Relationships of Fire Rate of Spread with Spectral and Geometric Features Derived from UAV-Based Photogrammetric Point Clouds

Abstract

Unmanned aerial vehicles (UAVs) equipped with RGB, multispectral, or thermal cameras have demonstrated their potential to provide high-resolution data before, during, and after wildfires and prescribed burns. Pre-burn point clouds generated through the photogrammetric processing of UAV images contain geometrical and spectral information of vegetation, while active fire imagery allows for deriving fire behavior metrics. This paper focuses on characterizing the relationship between the fire rate of spread (RoS) in prescribed burns and a set of independent geometrical, spectral, and neighborhood variables extracted from UAV-derived point clouds.

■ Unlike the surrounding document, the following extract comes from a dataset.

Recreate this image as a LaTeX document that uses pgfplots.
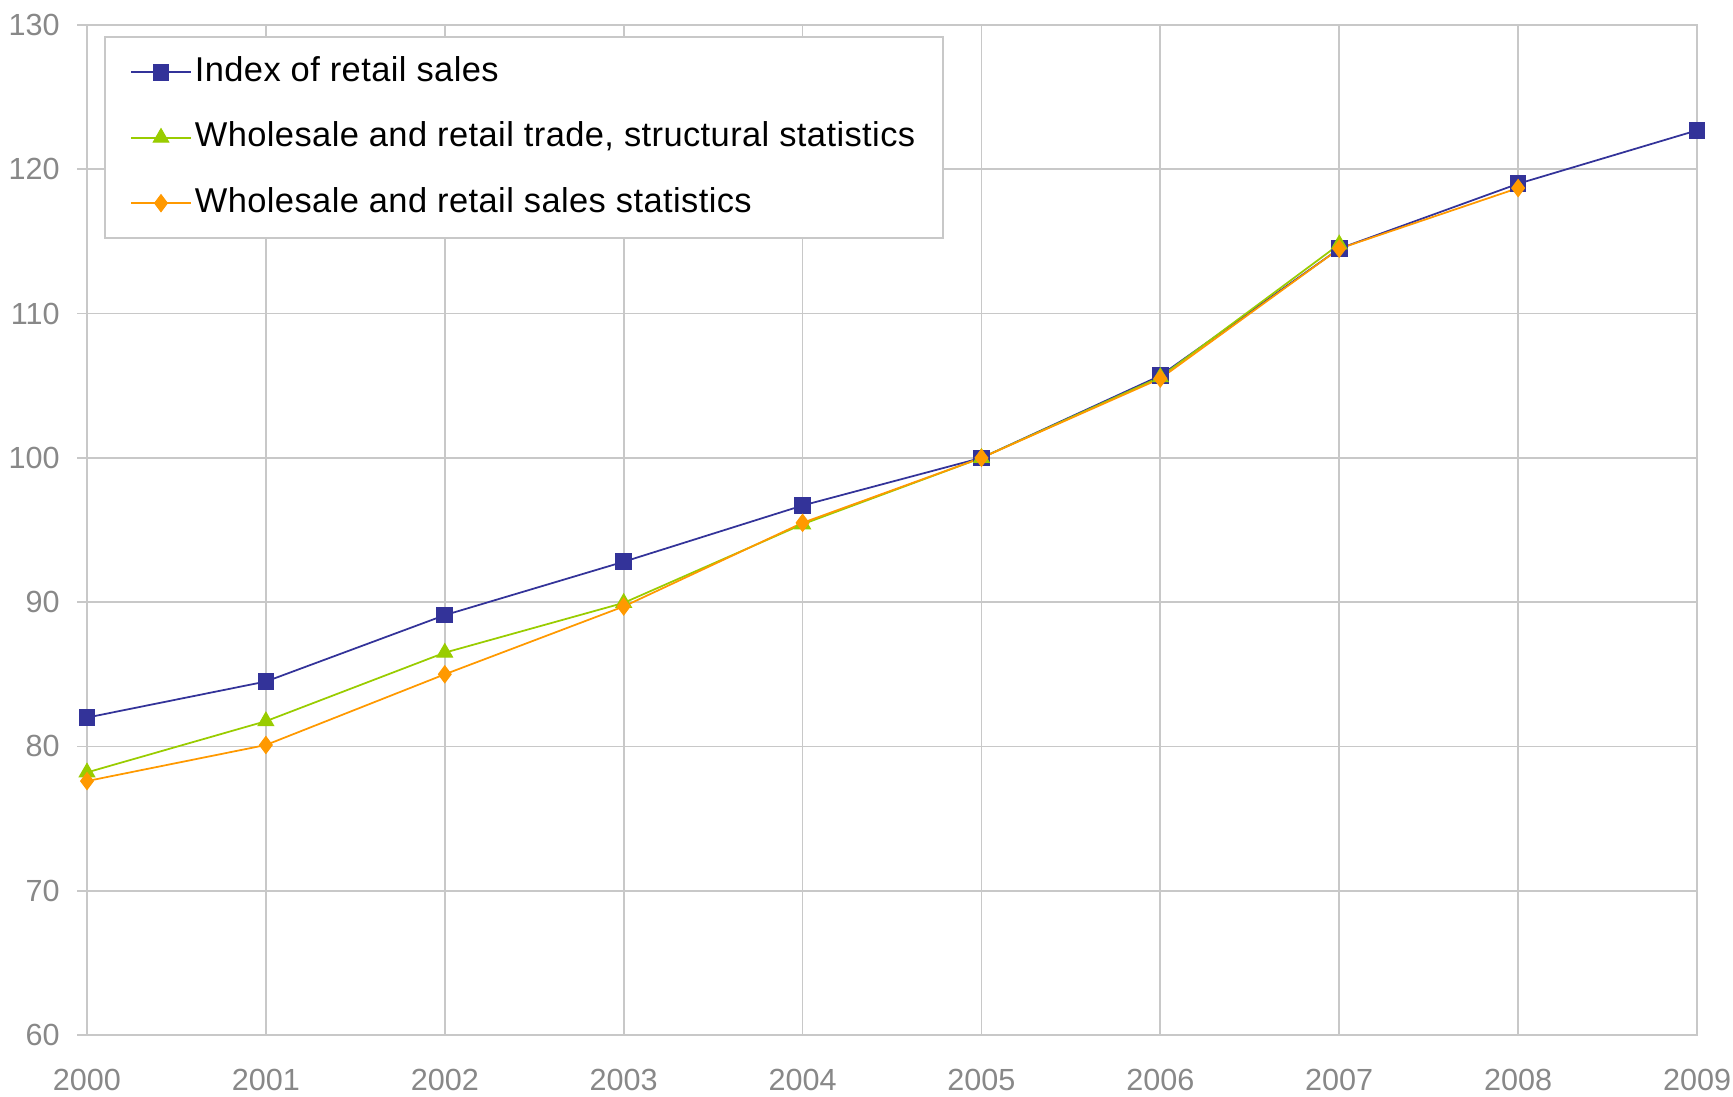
\documentclass[border=0pt]{standalone}
\usepackage{fontspec}
\setmainfont{Liberation Sans}
\newfontfamily\legendfont[LetterSpace=1.2]{Liberation Sans}
\usepackage{pgfplots}
\pgfplotsset{compat=1.18}
\definecolor{retailblue}{HTML}{333399}
\definecolor{tradegreen}{HTML}{99CC00}
\definecolor{salesorange}{HTML}{FF9900}
\definecolor{gridgray}{HTML}{C8C8C8}
\definecolor{labelgray}{HTML}{888888}

\begin{document}
\begin{tikzpicture}
\useasboundingbox (-0.87cm,-0.61cm) rectangle (16.46cm,10.35cm);
\begin{axis}[
    scale only axis,
    width=16.10cm,
    height=10.10cm,
    at={(0,0)}, anchor=south west,
    xmin=2000, xmax=2009,
    ymin=60, ymax=130,
    xtick={2000,2001,...,2009},
    ytick={60,70,...,130},
    /pgf/number format/assume math mode=true,
    /pgf/number format/1000 sep={},
    tick label style={font=\fontsize{8.7}{10}\selectfont, text=labelgray},
    grid=major,
    grid style={gridgray, line width=0.5pt},
    axis line style={gridgray, line width=0.6pt},
    tick style={gridgray, line width=0.5pt},
    tick align=outside,
    ytick pos=left,
    xtick pos=bottom,
    x tick style={draw=none},
    major tick length=0.1cm,
    yticklabel style={xshift=-0.05cm},
    xticklabel style={yshift=-0.12cm},
    legend cell align=left,
    legend style={
        at={(rel axis cs:0.0106,0.989)}, anchor=north west,
        draw=gridgray, line width=0.6pt,
        font=\legendfont\fontsize{9.8}{11}\selectfont,
        inner xsep=2.5mm, inner ysep=2mm,
        row sep=3.55mm,
        nodes={text height=2.4mm, text depth=0.6mm, inner ysep=0pt, inner xsep=0.3mm},
    },
]
\addplot[retailblue, line width=0.5pt, mark=square*, mark size=0.078cm,
    mark options={fill=retailblue, draw=retailblue, line width=0.3pt}] coordinates {
    (2000,82.0) (2001,84.5) (2002,89.1) (2003,92.8) (2004,96.7)
    (2005,100.0) (2006,105.7) (2007,114.5) (2008,119.0) (2009,122.7)
};
\addlegendentry{Index of retail sales}
\addplot[tradegreen, line width=0.5pt, mark=triangle*, mark size=0.09cm,
    mark options={fill=tradegreen, draw=tradegreen, line width=0.3pt}] coordinates {
    (2000,78.2) (2001,81.75) (2002,86.5) (2003,89.95) (2004,95.4)
    (2005,100.0) (2006,105.6) (2007,114.8)
};
\addlegendentry{Wholesale and retail trade, structural statistics}
\addplot[salesorange, line width=0.5pt, mark=diamond*, mark size=0.085cm,
    mark options={fill=salesorange, draw=salesorange, line width=0.3pt}] coordinates {
    (2000,77.6) (2001,80.1) (2002,85.0) (2003,89.7) (2004,95.5)
    (2005,100.0) (2006,105.5) (2007,114.5) (2008,118.7)
};
\addlegendentry{Wholesale and retail sales statistics}
\end{axis}
\end{tikzpicture}
\end{document}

For this purpose, different flights were performed before and during the prescribed burning in seven grasslands and open forest plots. Variables extracted from the point cloud were interpolated to a grid, which was sized according to the RoS semivariogram. Random Forest regressions were applied, obtaining up to 0.56 of R2 in the different plots studied. Geometric variables from the point clouds, such as planarity and the spectral normalized blue–red difference index (NBRDI), are related to fire RoS. In analyzing the results, the minimum value of the eigenentropy (Eigenentropy_MIN), the mean value of the planarity (Planarity_MEAN), and percentile 75 of the NBRDI (NBRDI_P75) obtained the highest feature importance. Plot-specific analyses unveiled distinct combinations of geometric and spectral features, although certain features, such as Planarity_MEAN and the mean value of the grid obtained from the standard deviation of the distance between points (Dist_std_MEAN), consistently held high importance across all plots. The relationships between pre-burning UAV data and fire RoS can complement meteorological and topographic variables, enhancing wildfire and prescribed burn models.